Quelque temps avant son traitement, le patient vient donc à la clinique coiffer le casque de réalité virtuelle dans une salle dédiée au projet. Il découvre le dispositif de soin tel qu’il le verra en vrai. Et tel qu’il le subira, en s’allongeant pour de vrai sur une banquette pour voir le Cyberknife virtuellement s’approcher de lui.

Non seulement l’expérience simule la machine, mais elle simule son environnement. Tout a été modélisé avec précision, de la texture des matériaux à la configuration des lieux en passant, évident, par tous les équipements techniques. Le robot, la barre de synchonie qui détecte les mouvements du patient, la table où ce dernier s’allonge, les voyants signalant l’émission de rayons en cours, le plafond décoré d’une image de ciel bleu et de palmier, etc.

Restituer l’ambiance sonore

« Nous avons pris un grand soin à restituer l’ambiance sonore, ajoute Frédéric Vacher, directeur du 3D Expérience Lab de Dassault System qui a développé cette immersion.
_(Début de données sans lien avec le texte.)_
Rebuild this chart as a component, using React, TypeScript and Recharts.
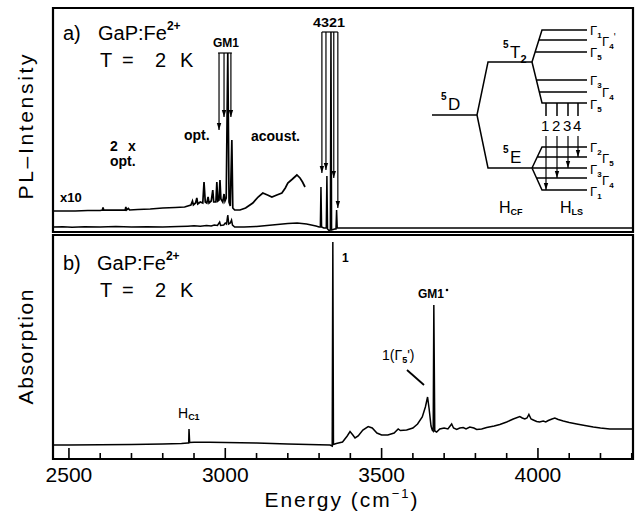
import React from 'react';
import { LineChart, Line, XAxis, YAxis, ReferenceArea, ReferenceLine, Customized } from 'recharts';

const FONT = "'Liberation Sans', Arial, Helvetica, sans-serif";

// ---- Data (energy in cm^-1, intensities in arbitrary units) ----
const plEnergy = [2449, 2480, 2510, 2550, 2600, 2650, 2700, 2750, 2800, 2850, 2880, 2900, 2920, 2940, 2955, 2965, 2975, 2982, 2985, 2995, 3000, 3004, 3008, 3011, 3016, 3020, 3023, 3030, 3060, 3100, 3150, 3200, 3230, 3260, 3290, 3300, 3304, 3306, 3308, 3315, 3323, 3325, 3327, 3332, 3336, 3338, 3340, 3350, 3354, 3356, 3358, 3370, 3450, 3600, 3800, 4000, 4200, 4304];
const plIntensity = [5, 5.2, 4.8, 5.3, 5, 5.4, 5, 5.3, 5, 5.4, 5.8, 6.2, 5.8, 6.5, 6, 7, 6.5, 10, 6.5, 7, 9, 8, 17, 8, 9, 12, 7, 5, 5, 5.5, 7, 8.5, 9, 8, 6, 5, 5, 45, 5, 4, 4, 56, 3, 1.5, 2, 200, 2, 3, 3, 22, 4, 4, 4, 4, 4, 4, 4, 4];

const plX10Energy = [2449, 2480, 2520, 2560, 2600, 2607, 2609, 2611, 2640, 2680, 2682, 2684, 2690, 2694, 2720, 2760, 2800, 2840, 2870, 2880, 2890, 2895, 2898, 2905, 2909, 2912, 2920, 2928, 2932, 2936, 2941, 2945, 2948, 2955, 2960, 2963, 2970, 2973, 2976, 2980, 2983, 2986, 2992, 2996, 2999, 3003, 3008, 3012, 3016, 3021, 3024, 3030, 3047, 3065, 3088, 3105, 3120, 3135, 3149, 3165, 3181, 3192, 3200, 3215, 3229, 3239, 3247, 3255];
const plX10Intensity = [21, 21, 21, 21.5, 21.5, 22, 24.5, 22, 21.8, 22, 25, 22, 23.5, 22, 22.5, 23, 24, 24.5, 25, 26, 27, 31, 27, 29, 34, 28, 30, 29, 50, 30, 29, 35, 29, 31, 42, 30, 30, 50, 31, 32, 52, 33, 30, 38, 31, 34, 179, 30, 26, 92, 24, 22, 22, 24, 29, 35, 39, 37, 35, 37, 39, 44, 49, 53, 57, 54, 50, 45];

const absEnergy = [2449, 2500, 2600, 2700, 2800, 2860, 2880, 2883, 2884, 2886, 2900, 2950, 3000, 3100, 3200, 3300, 3335, 3342, 3344, 3346, 3355, 3375, 3390, 3399, 3408, 3415, 3425, 3440, 3457, 3470, 3485, 3500, 3520, 3540, 3553, 3560, 3580, 3600, 3615, 3630, 3640, 3647, 3652, 3658, 3662, 3665, 3667, 3670, 3676, 3686, 3700, 3712, 3724, 3730, 3740, 3750, 3761, 3770, 3782, 3795, 3804, 3820, 3836, 3860, 3878, 3900, 3921, 3942, 3950, 3958, 3965, 3971, 3978, 3985, 3996, 4005, 4017, 4025, 4033, 4045, 4054, 4065, 4081, 4100, 4124, 4150, 4177, 4200, 4230, 4270, 4304];
const absValue = [14, 14, 14.2, 14.5, 15, 15.5, 16, 16, 30, 16.5, 16.8, 16.8, 16.5, 16, 15, 14.3, 14, 13, 217, 14.5, 15.5, 17, 23, 27.5, 24, 21, 23, 29, 32.5, 31, 26, 24, 24, 26, 30, 28.5, 29, 31, 35, 42, 52, 62, 50, 33, 29, 28, 154, 28, 27, 30, 31, 30, 35, 31, 29.5, 31, 31.5, 30, 32, 31, 29.5, 30, 31.5, 33, 34.5, 37, 40, 42.5, 41, 40, 41, 44.5, 40, 39, 37.5, 37, 38, 37, 38.5, 40, 41, 39.5, 38, 36.5, 35, 33.5, 32, 31, 30, 30, 30];

const xTicks = [2500, 2600, 2700, 2800, 2900, 3000, 3100, 3200, 3300, 3400, 3500, 3600, 3700, 3800, 3900, 4000, 4100, 4200, 4300];
const xMajor = [2500, 3000, 3500, 4000];

const X_DOMAIN = [2449, 4304];
const Y_DOMAIN = [0, 224];

const plData = plEnergy.map((e, i) => ({ e, v: plIntensity[i] }));
const plX10Data = plX10Energy.map((e, i) => ({ e, v: plX10Intensity[i] }));
const absData = absEnergy.map((e, i) => ({ e, v: absValue[i] }));

// annotation arrows (energy, intensity) in the PL panel
const gm1Arrows = [
  { e: 2980, from: 179, to: 102 },
  { e: 2996, from: 179, to: 115 },
  { e: 3018, from: 179, to: 115 },
];
const zplArrows = [
  { e: 3309, from: 200, to: 59 },
  { e: 3322, from: 200, to: 62 },
  { e: 3347, from: 200, to: 54 },
  { e: 3360, from: 200, to: 24 },
];

const Arrow = (p: any) => {
  const { x1, y1, x2, y2 } = p;
  const dx = x2 - x1, dy = y2 - y1;
  const L = Math.hypot(dx, dy) || 1;
  const ux = dx / L, uy = dy / L;
  const hl = 7, hw = 2.2;
  const bx = x2 - ux * hl, by = y2 - uy * hl;
  return (
    <g>
      <line x1={x1} y1={y1} x2={x2} y2={y2} stroke="#000" strokeWidth={1.2} />
      <path d={`M${x2},${y2}L${bx - uy * hw},${by + ux * hw}L${bx + uy * hw},${by - ux * hw}Z`} fill="#000" />
    </g>
  );
};

const BottomTick = (props: any) => {
  const { x, y, payload } = props;
  const v = payload.value;
  const major = xMajor.includes(v);
  return (
    <g>
      <line x1={x} x2={x} y1={y} y2={y - (major ? 11 : 6)} stroke="#000" strokeWidth={1.6} />
      {major && (
        <text x={x} y={y + 23} textAnchor="middle" fontSize={21} fontFamily={FONT} fill="#000">{v}</text>
      )}
    </g>
  );
};

const G = ({ x, y, sub, prime }: { x: number; y: number; sub: string; prime?: boolean }) => (
  <text x={x} y={y} fontSize={13} fontFamily={FONT} fill="#000">
    Γ<tspan fontSize={8} fontWeight="bold" dy={3}>{sub}</tspan>
    {prime && <tspan fontSize={10} dy={-8}>'</tspan>}
  </text>
);

const Overlay = () => (
  <g fontFamily={FONT} fill="#000">
    {/* axis titles */}
    <text x={33} y={127} transform="rotate(-90 33 127)" textAnchor="middle" fontSize={21} textLength={145} lengthAdjust="spacing">PL–Intensity</text>
    <text x={33} y={347} transform="rotate(-90 33 347)" textAnchor="middle" fontSize={21} textLength={115} lengthAdjust="spacing">Absorption</text>
    <text x={342} y={507} textAnchor="middle" fontSize={21} letterSpacing={2}>
      Energy  (cm<tspan fontSize={13} dy={-9}>−1</tspan><tspan dy={9}>)</tspan>
    </text>

    {/* panel a */}
    <text x={63} y={40} fontSize={20}>a)</text>
    <text x={98} y={40} fontSize={20}>GaP:Fe<tspan fontSize={12} fontWeight="bold" dy={-10}>2+</tspan></text>
    <text y={67} fontSize={20}>
      <tspan x={100}>T</tspan><tspan x={122}>=</tspan><tspan x={155}>2</tspan><tspan x={180}>K</tspan>
    </text>
    <text x={226} y={47} fontSize={12} fontWeight="bold" textAnchor="middle">GM1</text>
    <text x={329} y={27} fontSize={13} fontWeight="bold" textAnchor="middle" textLength={32} lengthAdjust="spacingAndGlyphs">4321</text>
    <text x={184} y={140} fontSize={14} fontWeight="bold">opt.</text>
    <text x={251} y={141} fontSize={14} fontWeight="bold">acoust.</text>
    <text y={151} fontSize={14} fontWeight="bold"><tspan x={110}>2</tspan><tspan x={128}>x</tspan></text>
    <text x={110} y={166} fontSize={14} fontWeight="bold">opt.</text>
    <text x={60} y={202} fontSize={13} fontWeight="bold">x10</text>

    {/* energy level diagram */}
    <g stroke="#000" strokeWidth={1.5} fill="none">
      <path d="M432,115 H477 L488,62 H532 M477,115 L488,168 H532" />
      <path d="M532,62 L542,30 H587 M539,40 H587 M535,52 H587" />
      <path d="M532,62 L542,103 H587 M536,80 H587 M539,92 H587" />
      <path d="M532,168 L542,147 H587 M537,157 H587 M532,168 H587 M537,178 H587 M532,168 L542,190 H587" />
      <path d="M546,103 V116 M557,103 V116 M568,103 V116 M578,103 V116" />
    </g>
    <Arrow x1={546} y1={136} x2={546} y2={190} />
    <Arrow x1={557} y1={136} x2={557} y2={178} />
    <Arrow x1={568} y1={136} x2={568} y2={168} />
    <Arrow x1={578} y1={136} x2={578} y2={157} />
    <text y={131} fontSize={15}>
      <tspan x={541}>1</tspan><tspan x={552}>2</tspan><tspan x={563}>3</tspan><tspan x={573}>4</tspan>
    </text>
    <text x={448} y={110} fontSize={17}>D</text>
    <text x={441} y={100} fontSize={10} fontWeight="bold">5</text>
    <text x={510} y={58} fontSize={17}>T<tspan fontSize={11} fontWeight="bold" dy={5}>2</tspan></text>
    <text x={503} y={48} fontSize={10} fontWeight="bold">5</text>
    <text x={510} y={163} fontSize={17}>E</text>
    <text x={503} y={153} fontSize={10} fontWeight="bold">5</text>
    <text x={499} y={213} fontSize={16}>H<tspan fontSize={9} fontWeight="bold" dy={2}>CF</tspan></text>
    <text x={560} y={213} fontSize={16}>H<tspan fontSize={9} fontWeight="bold" dy={2}>LS</tspan></text>
    <G x={590} y={35} sub="1" />
    <G x={602} y={46} sub="4" prime />
    <G x={590} y={57} sub="5" />
    <G x={590} y={85} sub="3" />
    <G x={602} y={97} sub="4" />
    <G x={590} y={109} sub="5" />
    <G x={590} y={152} sub="2" />
    <G x={602} y={163} sub="5" />
    <G x={590} y={174} sub="3" />
    <G x={602} y={185} sub="4" />
    <G x={590} y={196} sub="1" />

    {/* panel b */}
    <text x={63} y={270} fontSize={20}>b)</text>
    <text x={97} y={270} fontSize={20}>GaP:Fe<tspan fontSize={12} fontWeight="bold" dy={-10}>2+</tspan></text>
    <text y={297} fontSize={20}>
      <tspan x={100}>T</tspan><tspan x={122}>=</tspan><tspan x={155}>2</tspan><tspan x={180}>K</tspan>
    </text>
    <text x={178} y={418} fontSize={14}>H<tspan fontSize={9} fontWeight="bold" dy={2}>C1</tspan></text>
    <text x={342} y={262} fontSize={12} fontWeight="bold">1</text>
    <text x={418} y={298} fontSize={12} fontWeight="bold">GM1</text>
    <circle cx={447} cy={290} r={1.3} fill="#000" />
    <text x={382} y={360} fontSize={14}>1(Γ<tspan fontSize={9} fontWeight="bold" dy={3}>5</tspan><tspan dy={-3}>')</tspan></text>
    <line x1={407} y1={370} x2={424} y2={385} stroke="#000" strokeWidth={1.8} />
  </g>
);

export default function App() {
  return (
    <div style={{ position: 'absolute', left: 0, top: 0, width: 636, height: 514, background: '#fff' }}>
      {/* Panel a: photoluminescence */}
      <div style={{ position: 'absolute', left: 0, top: 0 }}>
        <LineChart width={636} height={514} margin={{ top: 8, right: 3, bottom: 282, left: 53 }}>
          <XAxis type="number" dataKey="e" domain={X_DOMAIN} allowDataOverflow hide />
          <YAxis type="number" domain={Y_DOMAIN} allowDataOverflow hide />
          <ReferenceArea x1={X_DOMAIN[0]} x2={X_DOMAIN[1]} y1={Y_DOMAIN[0]} y2={Y_DOMAIN[1]} fill="none" fillOpacity={0} stroke="#000" strokeWidth={2.2} ifOverflow="visible" />
          <Line data={plX10Data} dataKey="v" type="linear" stroke="#000" strokeWidth={1.7} dot={false} isAnimationActive={false} />
          <Line data={plData} dataKey="v" type="linear" stroke="#000" strokeWidth={1.5} dot={false} isAnimationActive={false} />
          <ReferenceLine segment={[{ x: 2977, y: 179 }, { x: 3021, y: 179 }]} stroke="#000" strokeWidth={1.2} />
          {gm1Arrows.map((a, i) => (
            <ReferenceLine key={'g' + i} segment={[{ x: a.e, y: a.from }, { x: a.e, y: a.to }]} stroke="#000" shape={Arrow} />
          ))}
          <ReferenceLine segment={[{ x: 3309, y: 200 }, { x: 3360, y: 200 }]} stroke="#000" strokeWidth={1.2} />
          {zplArrows.map((a, i) => (
            <ReferenceLine key={'z' + i} segment={[{ x: a.e, y: a.from }, { x: a.e, y: a.to }]} stroke="#000" shape={Arrow} />
          ))}
          <Customized component={<Overlay />} />
        </LineChart>
      </div>
      {/* Panel b: absorption */}
      <div style={{ position: 'absolute', left: 0, top: 0 }}>
        <LineChart width={636} height={514} margin={{ top: 235, right: 3, bottom: 0, left: 53 }}>
          <XAxis type="number" dataKey="e" domain={X_DOMAIN} allowDataOverflow ticks={xTicks} interval={0} height={55} axisLine={false} tickLine={false} tickSize={0} tickMargin={0} tick={<BottomTick />} />
          <YAxis type="number" domain={Y_DOMAIN} allowDataOverflow hide />
          <ReferenceArea x1={X_DOMAIN[0]} x2={X_DOMAIN[1]} y1={Y_DOMAIN[0]} y2={Y_DOMAIN[1]} fill="none" fillOpacity={0} stroke="#000" strokeWidth={2.2} ifOverflow="visible" />
          <Line data={absData} dataKey="v" type="linear" stroke="#000" strokeWidth={1.5} dot={false} isAnimationActive={false} />
        </LineChart>
      </div>
    </div>
  );
}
Le robot fait du bruit parce qu’il bouge ou parce qu’ils se charge et cela peut effrayer. Si le patient entend d’abord ces bruits en réalité virtuelle, il trouvera moins bizarre de les réentendre en vrai. »

Même la salle de contrôle, donc, a été reconstituée. Le patient, à l’aide des pointeurs de téléportation, procédé classique en réalité virtuelle, peut rendre visite à deux techniciens devant des moniteurs. Sur les écrans apparaît la salle de radiochirurgie et le Cyberknife, sous divers angles. « C’est une solution personnalisée, insiste Alain Toledano. La personne voit notre Cyberknife, dans notre environnement. Ce n’est comme si on lui passait un film qui serait le même pour tous. Il peut regarder à droite, à gauche, aller voir le robot, se balader dans la pièce. »

Modifier la représentation mentale

Jusque-là, la phase de préparation à la radiochirurgie passait par des images ou, plus technique, des courbes de suivi et de résultat du traitement. Ou encore des dessins anatomiques. « Mais la représentation mentale qu’en retirait le patient n’était pas terrible », admet l’oncologue. Le projet aide à rehausser le niveau de cette représentation.

En raison de la pandémie de Covid-19, Dassault Systèmes a mis un an et demi à développer l’expérience. « La plupart des fabricants de machines médicales font toute l’ingénierie de leurs appareils avec nos solutions, le design, la simulation, avant de les produire, note Frédéric Vacher. Depuis un certain temps, nous mettons en place des expériences autour des machines. » Jusque-là, les applications immersives conçues par Dassault Systèmes concernaient essentiellement des environnements industriels dangereux, pour former des personnels à des tâches délicates.

Si l’immersion est vécue par le patient à la clinique, elle est techniquement hébergée sur la plateforme cloud de Dassault Systèmes. Donc potentiellement accessible de n’importe où dans le monde. Mais pour l’équipe médicale, il reste important de venir sur place, pour rencontrer le personnel, poser des questions, repérer les lieux réels. Le virtuel a tout de même ses limites.